The case of the day is Ingenieria, Maquinaria Y Equipos de Colombia S.A. v. ATTS Inc. (D.N.J. 2017). ATTS was the agent of ISGEC John Thompson Ltd., which sold commercial boilers. IMECOL and ATTS entered into a three-year agreement under which IMECOL would act as sub-agent and would sell IJT boilers in Colombia. The agreement had an agreement to arbitrate that provided for arbitration in Cali, Colombia. ATTS learned that IMECOL had contacted IJT and had tried to negotiate to become IJT’s agent in Latin America. ATTS then terminated the agreement with IMECOL, arguing that IMECOL had breached the agreement’s provision forbidding direct contact with IJT and had entered the agreement under false pretenses, and IMECOL initiated an arbitration.

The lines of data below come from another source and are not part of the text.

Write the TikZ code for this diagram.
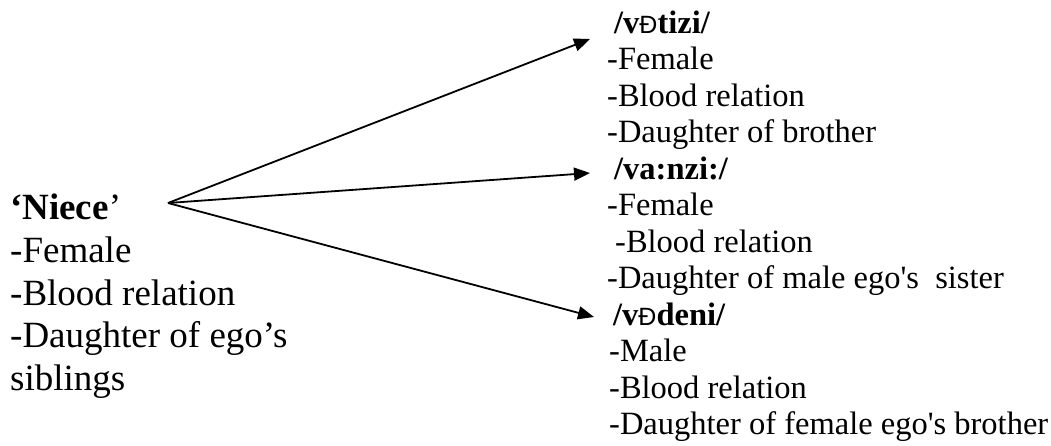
\documentclass[tikz,border=0pt]{standalone}
\usepackage{fontspec}
\setmainfont{Liberation Serif}
\newfontfamily\ethfamily{Liberation Sans}
\usetikzlibrary{arrows.meta,calc}
% the eth letter in the transcriptions is set in a smaller sans face
\newcommand{\ethglyph}{{\ethfamily\mdseries\fontsize{25}{25}\selectfont Ð}}
% straight apostrophe
\newcommand{\sq}{\textquotesingle}

\begin{document}
\begin{tikzpicture}[x=1pt,y=-1pt,
  big/.style={inner sep=0pt, anchor=base west, font=\fontsize{37}{42.75}\selectfont},
  small/.style={inner sep=0pt, anchor=base west, font=\fontsize{32.5}{36.5}\selectfont},
  term/.style={small, font=\fontsize{32.5}{36.5}\selectfont\bfseries},
  link/.style={line width=1.8pt, -{Triangle[length=16pt,width=13pt]}}]
\useasboundingbox (0,0) rectangle (1051,445);

% general term
\node[big] (niece) at (10,219) {{\bfseries ‘Niece}’};
\node[big] (n1) at (10,262) {-Female};
\node[big] (n2) at (10,305) {-Blood relation};
\node[big] (n3) at (10,347) {-Daughter of ego’s};
\node[big] (n4) at (10,390) {siblings};

% first specific term
\node[term]  (t1)  at (614,33)    {/v\ethglyph tizi/};
\node[small] (a1)  at (607,69.5)  {-Female};
\node[small] (a2)  at (607,106)   {-Blood relation};
\node[small] (a3)  at (607,142.5) {-Daughter of brother};

% second specific term
\node[term]  (t2)  at (614,179)   {/va:nzi:/};
\node[small] (b1)  at (607,215.5) {-Female};
\node[small] (b2)  at (615,252)   {-Blood relation};
\node[small] (b3)  at (607,288.5) {-Daughter of male ego\sq s\ \ sister};

% third specific term
\node[term]  (t3)  at (613,325)   {/v\ethglyph deni/};
\node[small] (c1)  at (609,361.5) {-Male};
\node[small] (c2)  at (609,398)   {-Blood relation};
\node[small] (c3)  at (609,434.5) {-Daughter of female ego\sq s brother};

% fan of arrows
\coordinate (root) at (168,203);
\draw[link] (root) -- ($(t1.base west)+(-24,6)$);
\draw[link] (root) -- ($(t2.base west)+(-24,-6)$);
\draw[link] (root) -- ($(t3.base west)+(-19,-8)$);
\end{tikzpicture}
\end{document}
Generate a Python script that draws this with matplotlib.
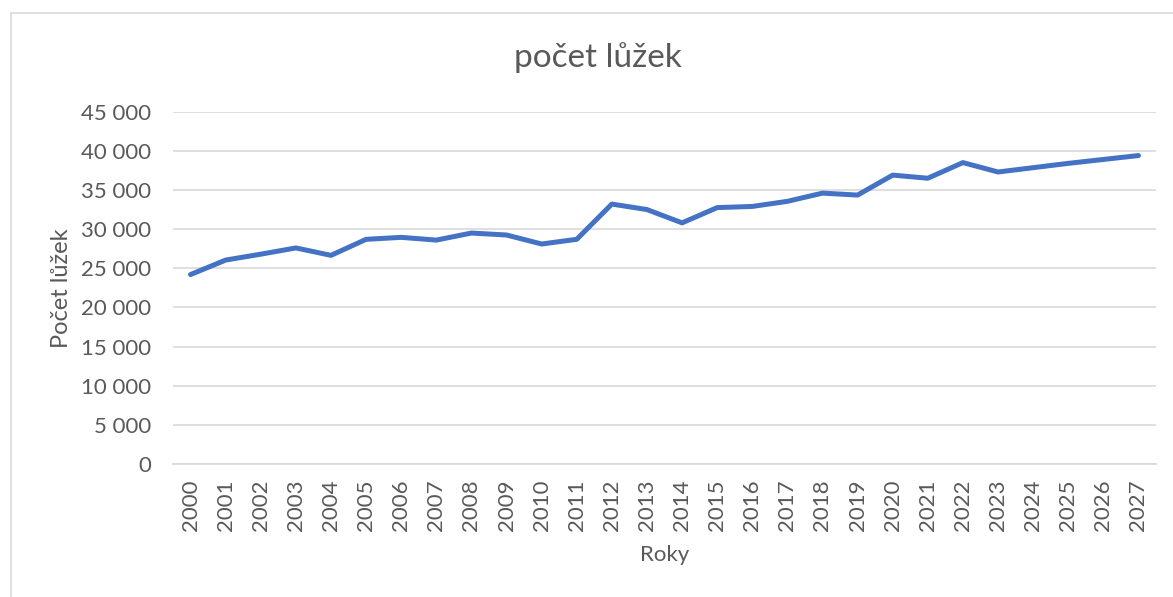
import matplotlib
matplotlib.use("Agg")
import matplotlib.pyplot as plt
from matplotlib.patches import Rectangle
from matplotlib.ticker import FuncFormatter, MultipleLocator

plt.rcParams["font.family"] = ["Lato", "DejaVu Sans"]

years = [str(y) for y in range(2000, 2028)]
beds = [24200, 26050, 26800, 27600, 26650, 28700, 28950, 28600, 29500, 29250,
        28100, 28700, 33200, 32500, 30800, 32750, 32900, 33550, 34600, 34350,
        36900, 36500, 38500, 37300, 37850, 38400, 38900, 39400]

TEXT = "#595959"
GRID = "#d9d9d9"
LINE = "#4472c4"

fig = plt.figure(figsize=(11.73, 5.97), dpi=100)
# chart frame (left and top edges visible in the reference)
fig.patches.append(Rectangle((11 / 1173, -0.1), 1.2, (597 - 13) / 597 + 0.1,
                             transform=fig.transFigure, fill=False,
                             edgecolor=GRID, lw=1.2))

ax = fig.add_axes([173 / 1173, (597 - 464) / 597, (1156 - 173) / 1173, (464 - 111.7) / 597])
x = list(range(len(years)))
ax.plot(x, beds, color=LINE, lw=3.6, solid_capstyle="round", solid_joinstyle="round", zorder=3)

ax.set_xlim(-0.5, len(years) - 0.5)
ax.set_ylim(0, 45000)
ax.yaxis.set_major_locator(MultipleLocator(5000))
ax.yaxis.set_major_formatter(FuncFormatter(lambda v, _: f"{int(v):,}".replace(",", " ")))
ax.set_xticks(x)
ax.set_xticklabels(years, rotation=90)

ax.grid(axis="y", color=GRID, lw=1.2)
ax.set_axisbelow(True)
for s in ["top", "right", "left"]:
    ax.spines[s].set_visible(False)
ax.spines["bottom"].set_color(GRID)
ax.spines["bottom"].set_linewidth(1.2)
ax.tick_params(axis="both", length=0, labelsize=16, colors=TEXT)
ax.tick_params(axis="y", pad=16)
ax.tick_params(axis="x", pad=11)

fig.text(598 / 1173, 1 - 58 / 597, "počet lůžek", fontsize=24, color=TEXT,
         ha="center", va="center")
ax.set_ylabel("Počet lůžek", fontsize=17, color=TEXT, labelpad=6)
ax.set_xlabel("Roky", fontsize=16, color=TEXT, labelpad=10)

fig.savefig("out.png", dpi=100)
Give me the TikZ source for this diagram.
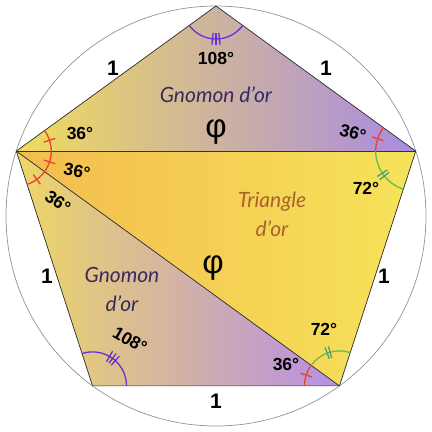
\documentclass[tikz,border=0pt]{standalone}
\usepackage{fontspec}
\setmainfont{Liberation Sans}
\newfontfamily\latofont{Lato}
\usetikzlibrary{calc}
\definecolor{redarc}{HTML}{E8432B}
\definecolor{greenarc}{HTML}{6CBB4E}
\definecolor{greentick}{HTML}{4E9C72}
\definecolor{purparc}{HTML}{6530DC}
\definecolor{gyel}{HTML}{F0DC5C}
\definecolor{gmid}{HTML}{D6B892}
\definecolor{gpur}{HTML}{A98AE2}
\definecolor{lyel}{HTML}{EED766}
\definecolor{lmid}{HTML}{D8B793}
\definecolor{lpur}{HTML}{B78EE4}
\definecolor{torange}{HTML}{F3BC4E}
\definecolor{tyel}{HTML}{F6E35A}
\definecolor{gtext}{HTML}{3B2A5E}
\definecolor{ttext}{HTML}{A8612F}
\newcommand\angtick[4]{\draw[#4] ([shift={(#2:#3-6)}]#1) -- ([shift={(#2:#3+6)}]#1);}
\begin{document}
\begin{tikzpicture}[x=1pt,y=1pt,
  edgeline/.style={draw=black!80,line width=0.7pt},
  anglbl/.style={font=\bfseries\fontsize{17.5}{17.5}\selectfont,inner sep=1pt},
  sidelbl/.style={font=\bfseries\fontsize{21}{21}\selectfont},
  philbl/.style={font=\fontsize{33}{33}\selectfont,inner sep=0pt},
  gnlbl/.style={font=\latofont\itshape\fontsize{21}{29}\selectfont,text=gtext,align=center,inner sep=0pt},
  trlbl/.style={font=\latofont\itshape\fontsize{21}{29}\selectfont,text=ttext,align=center,inner sep=0pt},
  redA/.style={draw=redarc,line width=1.3pt},
  greenA/.style={draw=greenarc,line width=1.3pt},
  greenT/.style={draw=greentick,line width=1.3pt},
  purpA/.style={draw=purparc,line width=1.3pt}]
\useasboundingbox (-216,-216) rectangle (216,216);
\coordinate (T) at (90:210);
\coordinate (UL) at (162:210);
\coordinate (LL) at (234:210);
\coordinate (LR) at (306:210);
\coordinate (UR) at (18:210);
% fills
\fill[left color=gyel,middle color=gmid,right color=gpur] (T) -- (UR) -- (UL) -- cycle;
\fill[left color=torange,right color=tyel] (UL) -- (UR) -- (LR) -- cycle;
\fill[left color=lyel,middle color=lmid,right color=lpur] (UL) -- (LR) -- (LL) -- cycle;
% circle
\draw[gray!85,line width=0.7pt] (0,0) circle[radius=210];
% edges
\draw[edgeline] (T) -- (UR) -- (LR) -- (LL) -- (UL) -- cycle;
\draw[edgeline] (UL) -- (UR);
\draw[edgeline] (UL) -- (LR);
% top vertex
\draw[purpA] ([shift={(216:33)}]T) arc[start angle=216,end angle=324,radius=33];
\angtick{T}{264}{33}{purpA}\angtick{T}{270}{33}{purpA}\angtick{T}{276}{33}{purpA}
% upper left
\draw[redA] ([shift={(36:35)}]UL) arc[start angle=36,end angle=-72,radius=35];
\angtick{UL}{18}{35}{redA}\angtick{UL}{-18}{35}{redA}\angtick{UL}{-54}{35}{redA}
% upper right
\draw[redA] ([shift={(144:40)}]UR) arc[start angle=144,end angle=180,radius=40];
\draw[greenA] ([shift={(180:40)}]UR) arc[start angle=180,end angle=252,radius=40];
\angtick{UR}{162}{40}{redA}
\angtick{UR}{213.5}{40}{greenT}\angtick{UR}{218.5}{40}{greenT}
% lower right
\draw[redA] ([shift={(180:35)}]LR) arc[start angle=180,end angle=144,radius=35];
\draw[greenA] ([shift={(144:35)}]LR) arc[start angle=144,end angle=72,radius=35];
\angtick{LR}{162}{35}{redA}
\angtick{LR}{105.5}{35}{greenT}\angtick{LR}{110.5}{35}{greenT}
% lower left
\draw[purpA] ([shift={(0:34)}]LL) arc[start angle=0,end angle=108,radius=34];
\angtick{LL}{48}{34}{purpA}\angtick{LL}{54}{34}{purpA}\angtick{LL}{60}{34}{purpA}
% labels
\node[anglbl] (a108t) at (0,158) {108°};
\node[gnlbl] (gt) at (0,121) {Gnomon d’or};
\node[philbl] (phit) at (0,84) {φ};
\node[sidelbl] (s1) at (-103,148) {1};
\node[sidelbl] (s2) at (110,148) {1};
\node[sidelbl] (s3) at (-169,-60) {1};
\node[sidelbl] (s4) at (168,-60) {1};
\node[sidelbl] (s5) at (0,-185) {1};
\node[anglbl] (a36a) at (-136,83) {36°};
\node[anglbl,rotate=-10] (a36b) at (-139,45) {36°};
\node[anglbl,rotate=-35] (a36c) at (-158,14) {36°};
\node[anglbl,rotate=-15] (a36d) at (137,83) {36°};
\node[anglbl] (a72a) at (150,28) {72°};
\node[anglbl] (a72b) at (108,-113) {72°};
\node[anglbl] (a36e) at (70,-148) {36°};
\node[anglbl,rotate=-30] (a108l) at (-86,-124) {108°};
\node[trlbl] (tr) at (56,2) {Triangle\\d’or};
\node[gnlbl] (gl) at (-94,-73) {Gnomon\\d’or};
\node[philbl] (phil) at (-3,-52) {φ};
\end{tikzpicture}
\end{document}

ATTS declined to participate in the arbitration “because the Agreement was terminated and no longer in effect.” The tribunal awarded almost $300,000 to IMECOL. IMECOL sought confirmation.

ATTS argued that because IMECOL had induced it to enter into the contract by fraud, the award was not binding. Oops. This argument was plainly contrary to Prima Paint, which holds that as long as the parties made a contract that contains an arbitration clause, the validity of the contract as a whole must be decided by the arbitrator: only a challenge to the validity of the arbitration clause itself is for the court to decide. Therefore, ATTS had waived its arguments by failing to participate in the arbitration, and IMECOL was entitled to confirmation.